For brands trying to sort through different packaging categories, I’d recommend keeping your internal packaging standards in a simple one-page sheet. Size, thickness, artwork, approved supplier, reorder point, and packing instructions. Nothing fancy. Just enough so the next person doesn’t reinvent the wheel or order the wrong thing at 2 a.m. If you have a brand team in London and a fulfillment team in Dallas, that one page will save you from at least one ugly email thread.
Next Steps: Build Your Poly Mailer Shortlist and Test It
The smartest way to finish how to choose poly mailers for ecommerce is to build a shortlist and run tests before you commit. I’d narrow it to 2 or 3 options based on your best-selling products and your shipping profile. One option should be your baseline. One should be slightly stronger. If you want to compare branded options, include a custom print version too. Keep the test set tight, or you’ll drown in sample bags and opinions.
Then order samples. Not one sample. Multiple. Pack the actual products your team ships every day. Check the fit. Check the seal. Check the label surface. Check tear resistance. Check how the bag looks when stacked in a carton. If you use a fulfillment partner, have them test it too. Their workflow may reveal problems your desk test never will. I’ve had a perfectly fine-looking 10 x 13 bag fail because the label peeled in a humid warehouse in Miami after 18 minutes under fluorescent lights.
When the quotes come in, make sure you are comparing exact spec-to-spec numbers. Same dimensions. Same mil thickness. Same print coverage. Same order quantity. Same freight terms. Otherwise, the low quote is just a distraction. I’ve watched buyers choose a cheaper quote and later discover the quoted bag was 10% lighter, with a narrower adhesive strip and a different carton count. That is not an apples-to-apples comparison. That is a trap with stationery. Ask for the spec sheet in writing, and if the supplier can’t give you one, walk away.

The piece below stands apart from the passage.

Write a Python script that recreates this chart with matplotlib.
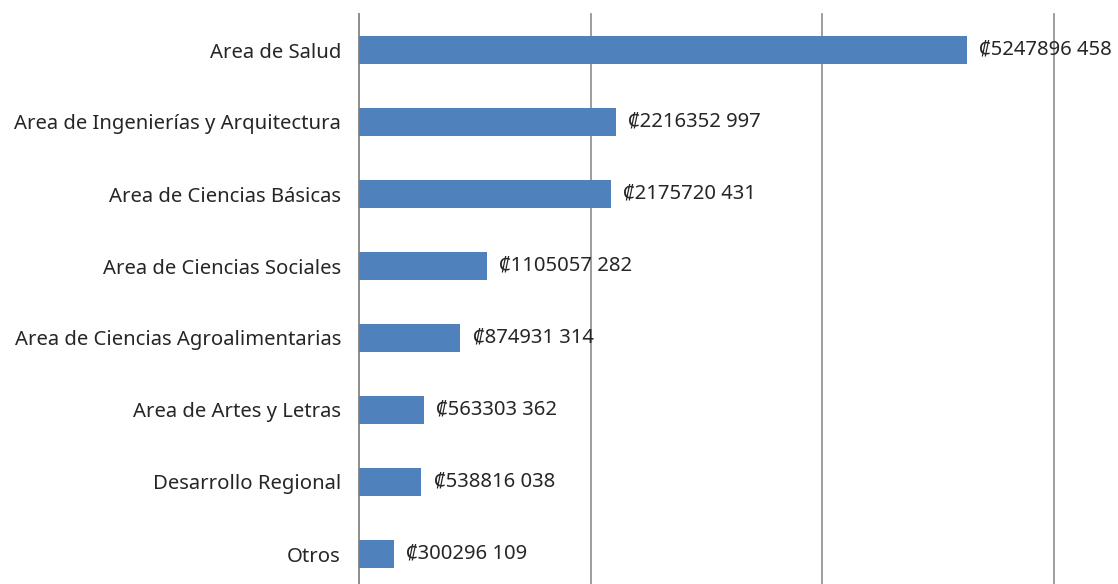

Track the cost per shipped order, not only the cost per mailer. Add postage, labor time, damage rate, and replacement cost. A bag that reduces labor by 5 seconds per pack might be worth more than a bag that saves $0.01 on paper. The real metric is what the package costs you after it leaves the warehouse. On 10,000 orders a month, 5 seconds per pack equals more than 13 hours of labor. That’s not trivia. That’s payroll.
Once you decide, document the selected size, thickness, artwork specs, approved supplier, and reorder point. Future purchasing gets much easier when the standard is written down. Otherwise, every reorder turns into a mini mystery novel. I’ve seen companies burn half a day just figuring out which shade of white they ordered six months ago. Don’t be that team.
If you’re still figuring out how to choose poly mailers for ecommerce, remember this: the best bag is the one that fits your product, your shipping lane, and your brand promise without creating avoidable cost. That’s the whole job. Measure it. Test it. Compare the full landed cost. Then reorder the version that performs in real packing, not just the one that looked cheapest on a quote sheet. A decent supplier in Dongguan or Ningbo will respect that logic because they’ve seen enough failed packaging programs to know it’s the only thing that works.
FAQ
How do I choose poly mailers for ecommerce apparel orders?
Match the mailer to the folded garment size, not the flat product dimensions. Use a thicker film for heavier apparel, multi-item bundles, or orders with zippers and hardware. I’d also test whether the adhesive closure stays sealed after rough handling, because a weak strip can fail during carrier sorting even if it looks fine in the warehouse. For most apparel brands, a 10 x 13 inch bag at 2.5 to 3 mil is a common starting point, while hoodies and bundles often need 12 x 15.5 inch or larger.
What thickness should I use when choosing poly mailers for ecommerce?
Lighter soft goods can use standard film, while heavier or sharper items usually need a stronger gauge. If you see punctures, split seams, or stretching during packing, move up in thickness. Always test thickness alongside product weight and shipping lane before placing a full order, because a bag that works locally may not hold up across longer routes. A 2.5 mil mailer is often fine for one tee, while 3.5 to 4 mil can be safer for dense bundles or longer transits from Shenzhen to the U.S.
Should I choose custom printed or plain poly mailers for ecommerce?
Plain mailers are cheaper upfront and work well for low-volume or testing phases. Custom printed mailers help with brand recognition and make the package look more polished. If branding matters, I usually suggest starting with a simple logo print instead of full coverage so you can control cost while still getting a branded look. On a 5,000-piece run, simple print might land around $0.15 per unit, while plain stock can come in closer to $0.08 to $0.10 depending on size and factory location.
How do I compare poly mailer pricing for ecommerce suppliers?
Compare the same size, thickness, print method, and order quantity across quotes. Ask whether tooling, plates, or setup fees are included. Then factor in shipping, storage, and the cost of damaged replacements, not just the unit price. That’s the part most buyers skip, and it’s usually where the real cost shows up. I want to see unit price, carton count, lead time, and freight terms side by side before I even think about choosing a supplier.
How long does it take to order poly mailers for ecommerce?
Stock mailers usually move faster because they skip custom production steps. Custom orders take longer because they require sampling, proof approval, and manufacturing. Build in extra time if you need special sizing, heavier film, or branded printing. If your lead time is tight, don’t wait until inventory is nearly gone. That’s how teams end up paying rush freight and regretting every calendar decision they made that month. For custom work, a typical timeline is 12-15 business days from proof approval, then freight on top of that.